### REQUIREMENT:
Retype all of the listing exactly, passing over any picture you find.
┌─ INFORMATION SHOWN
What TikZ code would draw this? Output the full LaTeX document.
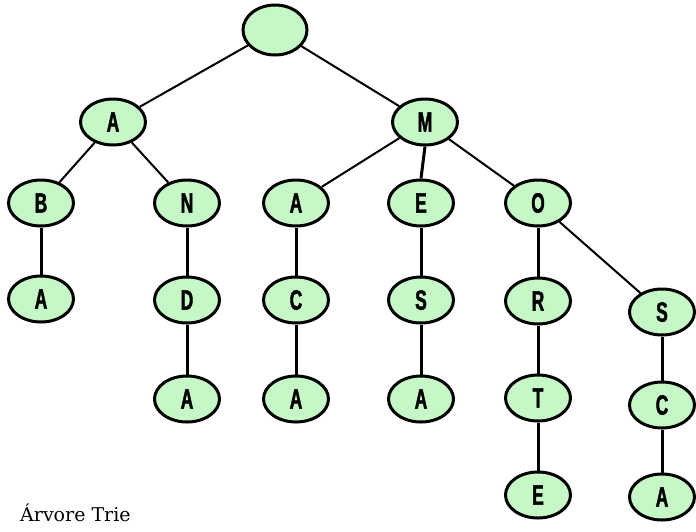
\documentclass[tikz,border=0pt]{standalone}
\usepackage{fontspec}
\usetikzlibrary{shapes.geometric}
\newfontfamily\nodefont{Liberation Sans}[FakeStretch=0.62,BoldFeatures={FakeBold=1.5}]
\newfontfamily\capfont{DejaVu Serif}
\definecolor{nodegreen}{RGB}{198,247,198}
\newcommand{\nodefontsel}{\nodefont\bfseries\fontsize{28}{28}\selectfont}
\tikzset{
  trienode/.style={ellipse, draw=black, fill=nodegreen, line width=3pt,
    minimum width=65pt, minimum height=46pt, inner sep=0pt,
    font=\nodefontsel},
  rootnode/.style={trienode, minimum width=64pt, minimum height=50pt},
  diag/.style={line width=2pt},
  vert/.style={line width=3pt}
}
\begin{document}
\begin{tikzpicture}[x=1pt,y=-1pt]
\useasboundingbox (0,0) rectangle (696,531);
% level 0
\node[rootnode] (root) at (275,30) {};
% level 1
\node[trienode] (a1) at (113,122) {A};
\node[trienode] (m1) at (425,122) {M};
% level 2
\node[trienode] (b2) at (41,203) {B};
\node[trienode] (n2) at (187,203) {N};
\node[trienode] (a2) at (296,203) {A};
\node[trienode] (e2) at (421,203) {E};
\node[trienode] (o2) at (538,203) {O};
% level 3
\node[trienode] (a3) at (41,299) {A};
\node[trienode] (d3) at (187,300) {D};
\node[trienode] (c3) at (296,300) {C};
\node[trienode] (s3) at (421,300) {S};
\node[trienode] (r3) at (538,301) {R};
\node[trienode] (s3b) at (662,312) {S};
% level 4
\node[trienode] (a4) at (187,399) {A};
\node[trienode] (a4b) at (296,399) {A};
\node[trienode] (a4c) at (421,399) {A};
\node[trienode] (t4) at (538,398) {T};
\node[trienode] (c4) at (662,405) {C};
% level 5
\node[trienode] (e5) at (538,495) {E};
\node[trienode] (a5) at (662,497) {A};
% caption
\node[anchor=base west, inner sep=0pt, font=\capfont\fontsize{19}{19}\selectfont] (cap) at (20,521) {Árvore Trie};
% edges
\draw[diag] (root) -- (a1);
\draw[diag] (root) -- (m1);
\draw[diag] (a1) -- (b2);
\draw[diag] (a1) -- (n2);
\draw[diag] (m1) -- (a2);
\draw[vert] (m1.south) -- (e2.north);
\draw[diag] (m1) -- (o2);
\draw[diag] (o2) -- (s3b);
\draw[vert] (b2) -- (a3);
\draw[vert] (n2) -- (d3);
\draw[vert] (d3) -- (a4);
\draw[vert] (a2) -- (c3);
\draw[vert] (c3) -- (a4b);
\draw[vert] (e2) -- (s3);
\draw[vert] (s3) -- (a4c);
\draw[vert] (o2) -- (r3);
\draw[vert] (r3) -- (t4);
\draw[vert] (t4) -- (e5);
\draw[vert] (s3b) -- (c4);
\draw[vert] (c4) -- (a5);
\end{tikzpicture}
\end{document}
└─
### CORRECT RESULT:
What TikZ code would draw this? Output the full LaTeX document.
\documentclass[tikz,border=0pt]{standalone}
\usepackage{fontspec}
\usetikzlibrary{shapes.geometric}
\newfontfamily\nodefont{Liberation Sans}[FakeStretch=0.62,BoldFeatures={FakeBold=1.5}]
\newfontfamily\capfont{DejaVu Serif}
\definecolor{nodegreen}{RGB}{198,247,198}
\newcommand{\nodefontsel}{\nodefont\bfseries\fontsize{28}{28}\selectfont}
\tikzset{
  trienode/.style={ellipse, draw=black, fill=nodegreen, line width=3pt,
    minimum width=65pt, minimum height=46pt, inner sep=0pt,
    font=\nodefontsel},
  rootnode/.style={trienode, minimum width=64pt, minimum height=50pt},
  diag/.style={line width=2pt},
  vert/.style={line width=3pt}
}
\begin{document}
\begin{tikzpicture}[x=1pt,y=-1pt]
\useasboundingbox (0,0) rectangle (696,531);
% level 0
\node[rootnode] (root) at (275,30) {};
% level 1
\node[trienode] (a1) at (113,122) {A};
\node[trienode] (m1) at (425,122) {M};
% level 2
\node[trienode] (b2) at (41,203) {B};
\node[trienode] (n2) at (187,203) {N};
\node[trienode] (a2) at (296,203) {A};
\node[trienode] (e2) at (421,203) {E};
\node[trienode] (o2) at (538,203) {O};
% level 3
\node[trienode] (a3) at (41,299) {A};
\node[trienode] (d3) at (187,300) {D};
\node[trienode] (c3) at (296,300) {C};
\node[trienode] (s3) at (421,300) {S};
\node[trienode] (r3) at (538,301) {R};
\node[trienode] (s3b) at (662,312) {S};
% level 4
\node[trienode] (a4) at (187,399) {A};
\node[trienode] (a4b) at (296,399) {A};
\node[trienode] (a4c) at (421,399) {A};
\node[trienode] (t4) at (538,398) {T};
\node[trienode] (c4) at (662,405) {C};
% level 5
\node[trienode] (e5) at (538,495) {E};
\node[trienode] (a5) at (662,497) {A};
% caption
\node[anchor=base west, inner sep=0pt, font=\capfont\fontsize{19}{19}\selectfont] (cap) at (20,521) {Árvore Trie};
% edges
\draw[diag] (root) -- (a1);
\draw[diag] (root) -- (m1);
\draw[diag] (a1) -- (b2);
\draw[diag] (a1) -- (n2);
\draw[diag] (m1) -- (a2);
\draw[vert] (m1.south) -- (e2.north);
\draw[diag] (m1) -- (o2);
\draw[diag] (o2) -- (s3b);
\draw[vert] (b2) -- (a3);
\draw[vert] (n2) -- (d3);
\draw[vert] (d3) -- (a4);
\draw[vert] (a2) -- (c3);
\draw[vert] (c3) -- (a4b);
\draw[vert] (e2) -- (s3);
\draw[vert] (s3) -- (a4c);
\draw[vert] (o2) -- (r3);
\draw[vert] (r3) -- (t4);
\draw[vert] (t4) -- (e5);
\draw[vert] (s3b) -- (c4);
\draw[vert] (c4) -- (a5);
\end{tikzpicture}
\end{document}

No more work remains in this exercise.